- _The task_: Any pictures in the records below should be skipped; write out everything else exactly.
-- Start of Supplied records --
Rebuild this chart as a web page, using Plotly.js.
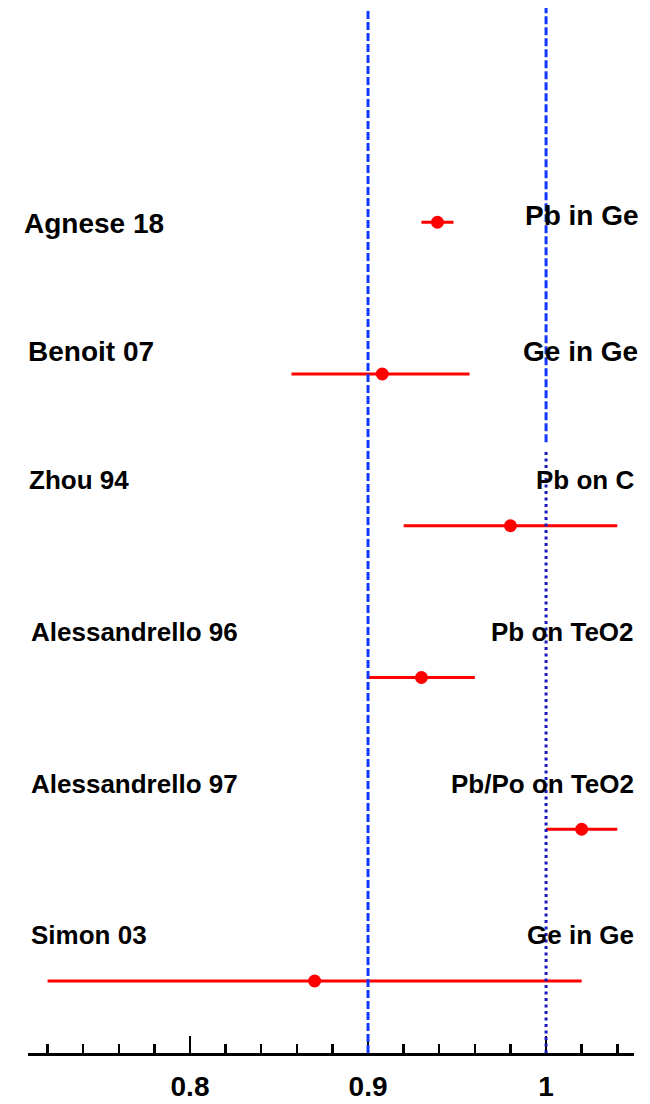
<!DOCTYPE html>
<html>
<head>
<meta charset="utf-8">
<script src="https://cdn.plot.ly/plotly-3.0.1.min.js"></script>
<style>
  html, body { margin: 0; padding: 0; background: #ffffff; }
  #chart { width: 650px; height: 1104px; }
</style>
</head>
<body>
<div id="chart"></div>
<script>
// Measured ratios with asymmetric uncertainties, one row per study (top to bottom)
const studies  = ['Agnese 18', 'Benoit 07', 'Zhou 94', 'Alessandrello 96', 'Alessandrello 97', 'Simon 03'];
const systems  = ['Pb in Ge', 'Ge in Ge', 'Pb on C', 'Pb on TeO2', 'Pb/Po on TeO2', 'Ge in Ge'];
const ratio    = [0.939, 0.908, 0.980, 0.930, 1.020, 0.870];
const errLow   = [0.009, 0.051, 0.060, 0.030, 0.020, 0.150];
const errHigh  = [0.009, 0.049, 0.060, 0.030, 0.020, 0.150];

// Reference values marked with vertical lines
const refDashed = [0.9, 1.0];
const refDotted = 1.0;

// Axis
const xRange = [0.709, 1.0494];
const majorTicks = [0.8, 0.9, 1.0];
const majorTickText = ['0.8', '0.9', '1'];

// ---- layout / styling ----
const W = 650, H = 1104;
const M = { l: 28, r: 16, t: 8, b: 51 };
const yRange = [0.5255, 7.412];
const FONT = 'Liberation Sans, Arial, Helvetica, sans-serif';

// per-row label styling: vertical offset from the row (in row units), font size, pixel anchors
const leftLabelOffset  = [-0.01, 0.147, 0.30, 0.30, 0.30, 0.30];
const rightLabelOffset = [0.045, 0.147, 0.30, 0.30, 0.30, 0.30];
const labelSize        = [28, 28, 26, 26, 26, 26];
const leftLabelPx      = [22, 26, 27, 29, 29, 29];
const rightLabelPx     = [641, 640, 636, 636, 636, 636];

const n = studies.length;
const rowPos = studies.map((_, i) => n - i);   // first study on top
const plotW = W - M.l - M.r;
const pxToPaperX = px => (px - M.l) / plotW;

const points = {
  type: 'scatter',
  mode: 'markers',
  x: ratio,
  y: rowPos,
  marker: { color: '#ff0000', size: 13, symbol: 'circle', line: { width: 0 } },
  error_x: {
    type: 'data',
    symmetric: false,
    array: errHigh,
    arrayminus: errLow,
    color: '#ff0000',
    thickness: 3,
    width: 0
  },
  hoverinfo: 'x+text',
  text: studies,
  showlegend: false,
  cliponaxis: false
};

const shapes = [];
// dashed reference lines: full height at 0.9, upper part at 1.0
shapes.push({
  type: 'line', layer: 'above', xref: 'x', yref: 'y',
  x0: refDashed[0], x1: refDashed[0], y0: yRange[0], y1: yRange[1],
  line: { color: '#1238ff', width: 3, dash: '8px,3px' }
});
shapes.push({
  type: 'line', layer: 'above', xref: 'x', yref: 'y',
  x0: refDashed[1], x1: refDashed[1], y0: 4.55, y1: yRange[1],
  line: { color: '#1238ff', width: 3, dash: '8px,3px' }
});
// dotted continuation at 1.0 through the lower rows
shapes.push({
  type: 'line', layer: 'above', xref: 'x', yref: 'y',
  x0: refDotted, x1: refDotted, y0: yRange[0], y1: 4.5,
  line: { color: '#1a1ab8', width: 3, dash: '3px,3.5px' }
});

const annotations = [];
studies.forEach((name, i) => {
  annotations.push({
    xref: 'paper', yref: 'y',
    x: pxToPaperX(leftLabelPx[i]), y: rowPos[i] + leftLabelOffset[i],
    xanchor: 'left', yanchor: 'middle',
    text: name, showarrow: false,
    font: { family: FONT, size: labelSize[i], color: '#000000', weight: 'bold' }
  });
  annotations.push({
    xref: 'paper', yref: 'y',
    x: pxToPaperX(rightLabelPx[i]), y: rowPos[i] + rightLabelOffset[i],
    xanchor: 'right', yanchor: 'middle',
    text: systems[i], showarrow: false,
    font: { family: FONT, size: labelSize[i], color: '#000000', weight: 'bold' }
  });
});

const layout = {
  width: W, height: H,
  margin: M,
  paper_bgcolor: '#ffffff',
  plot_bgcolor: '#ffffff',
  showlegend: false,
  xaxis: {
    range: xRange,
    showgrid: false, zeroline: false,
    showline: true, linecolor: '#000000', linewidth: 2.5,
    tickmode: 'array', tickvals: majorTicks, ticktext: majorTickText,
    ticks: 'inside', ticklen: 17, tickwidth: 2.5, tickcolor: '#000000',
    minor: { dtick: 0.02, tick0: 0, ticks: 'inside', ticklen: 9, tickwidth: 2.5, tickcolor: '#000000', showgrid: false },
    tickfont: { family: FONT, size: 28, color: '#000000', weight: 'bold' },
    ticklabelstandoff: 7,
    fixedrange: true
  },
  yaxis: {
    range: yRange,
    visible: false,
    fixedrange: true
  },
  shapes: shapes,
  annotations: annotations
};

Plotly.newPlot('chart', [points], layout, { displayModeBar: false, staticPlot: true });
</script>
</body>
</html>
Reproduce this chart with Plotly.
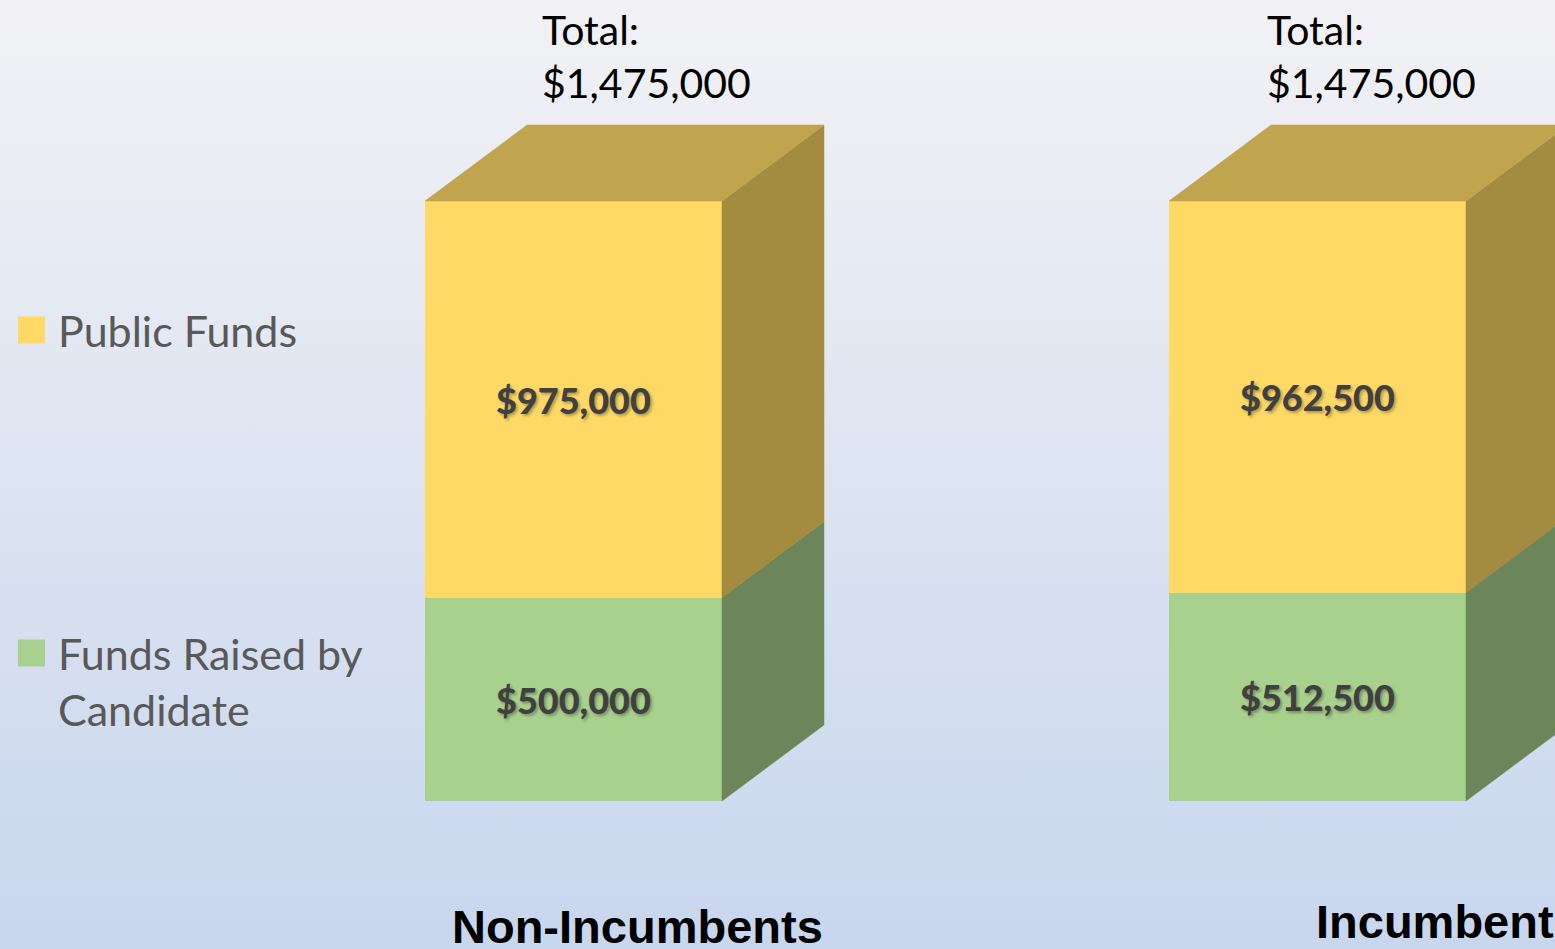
-- End of Supplied records --
- _Result of the exercise_:
Rebuild this chart as a web page, using Plotly.js.
<!DOCTYPE html>
<html>
<head>
<meta charset="utf-8">
<script src="https://cdn.plot.ly/plotly-3.0.1.min.js"></script>
<style>
  html, body { margin: 0; padding: 0; background: #ffffff; }
  #chart { width: 650px; height: 1104px; }
</style>
</head>
<body>
<div id="chart"></div>
<script>
// Measured ratios with asymmetric uncertainties, one row per study (top to bottom)
const studies  = ['Agnese 18', 'Benoit 07', 'Zhou 94', 'Alessandrello 96', 'Alessandrello 97', 'Simon 03'];
const systems  = ['Pb in Ge', 'Ge in Ge', 'Pb on C', 'Pb on TeO2', 'Pb/Po on TeO2', 'Ge in Ge'];
const ratio    = [0.939, 0.908, 0.980, 0.930, 1.020, 0.870];
const errLow   = [0.009, 0.051, 0.060, 0.030, 0.020, 0.150];
const errHigh  = [0.009, 0.049, 0.060, 0.030, 0.020, 0.150];

// Reference values marked with vertical lines
const refDashed = [0.9, 1.0];
const refDotted = 1.0;

// Axis
const xRange = [0.709, 1.0494];
const majorTicks = [0.8, 0.9, 1.0];
const majorTickText = ['0.8', '0.9', '1'];

// ---- layout / styling ----
const W = 650, H = 1104;
const M = { l: 28, r: 16, t: 8, b: 51 };
const yRange = [0.5255, 7.412];
const FONT = 'Liberation Sans, Arial, Helvetica, sans-serif';

// per-row label styling: vertical offset from the row (in row units), font size, pixel anchors
const leftLabelOffset  = [-0.01, 0.147, 0.30, 0.30, 0.30, 0.30];
const rightLabelOffset = [0.045, 0.147, 0.30, 0.30, 0.30, 0.30];
const labelSize        = [28, 28, 26, 26, 26, 26];
const leftLabelPx      = [22, 26, 27, 29, 29, 29];
const rightLabelPx     = [641, 640, 636, 636, 636, 636];

const n = studies.length;
const rowPos = studies.map((_, i) => n - i);   // first study on top
const plotW = W - M.l - M.r;
const pxToPaperX = px => (px - M.l) / plotW;

const points = {
  type: 'scatter',
  mode: 'markers',
  x: ratio,
  y: rowPos,
  marker: { color: '#ff0000', size: 13, symbol: 'circle', line: { width: 0 } },
  error_x: {
    type: 'data',
    symmetric: false,
    array: errHigh,
    arrayminus: errLow,
    color: '#ff0000',
    thickness: 3,
    width: 0
  },
  hoverinfo: 'x+text',
  text: studies,
  showlegend: false,
  cliponaxis: false
};

const shapes = [];
// dashed reference lines: full height at 0.9, upper part at 1.0
shapes.push({
  type: 'line', layer: 'above', xref: 'x', yref: 'y',
  x0: refDashed[0], x1: refDashed[0], y0: yRange[0], y1: yRange[1],
  line: { color: '#1238ff', width: 3, dash: '8px,3px' }
});
shapes.push({
  type: 'line', layer: 'above', xref: 'x', yref: 'y',
  x0: refDashed[1], x1: refDashed[1], y0: 4.55, y1: yRange[1],
  line: { color: '#1238ff', width: 3, dash: '8px,3px' }
});
// dotted continuation at 1.0 through the lower rows
shapes.push({
  type: 'line', layer: 'above', xref: 'x', yref: 'y',
  x0: refDotted, x1: refDotted, y0: yRange[0], y1: 4.5,
  line: { color: '#1a1ab8', width: 3, dash: '3px,3.5px' }
});

const annotations = [];
studies.forEach((name, i) => {
  annotations.push({
    xref: 'paper', yref: 'y',
    x: pxToPaperX(leftLabelPx[i]), y: rowPos[i] + leftLabelOffset[i],
    xanchor: 'left', yanchor: 'middle',
    text: name, showarrow: false,
    font: { family: FONT, size: labelSize[i], color: '#000000', weight: 'bold' }
  });
  annotations.push({
    xref: 'paper', yref: 'y',
    x: pxToPaperX(rightLabelPx[i]), y: rowPos[i] + rightLabelOffset[i],
    xanchor: 'right', yanchor: 'middle',
    text: systems[i], showarrow: false,
    font: { family: FONT, size: labelSize[i], color: '#000000', weight: 'bold' }
  });
});

const layout = {
  width: W, height: H,
  margin: M,
  paper_bgcolor: '#ffffff',
  plot_bgcolor: '#ffffff',
  showlegend: false,
  xaxis: {
    range: xRange,
    showgrid: false, zeroline: false,
    showline: true, linecolor: '#000000', linewidth: 2.5,
    tickmode: 'array', tickvals: majorTicks, ticktext: majorTickText,
    ticks: 'inside', ticklen: 17, tickwidth: 2.5, tickcolor: '#000000',
    minor: { dtick: 0.02, tick0: 0, ticks: 'inside', ticklen: 9, tickwidth: 2.5, tickcolor: '#000000', showgrid: false },
    tickfont: { family: FONT, size: 28, color: '#000000', weight: 'bold' },
    ticklabelstandoff: 7,
    fixedrange: true
  },
  yaxis: {
    range: yRange,
    visible: false,
    fixedrange: true
  },
  shapes: shapes,
  annotations: annotations
};

Plotly.newPlot('chart', [points], layout, { displayModeBar: false, staticPlot: true });
</script>
</body>
</html>
Reproduce this chart with Plotly.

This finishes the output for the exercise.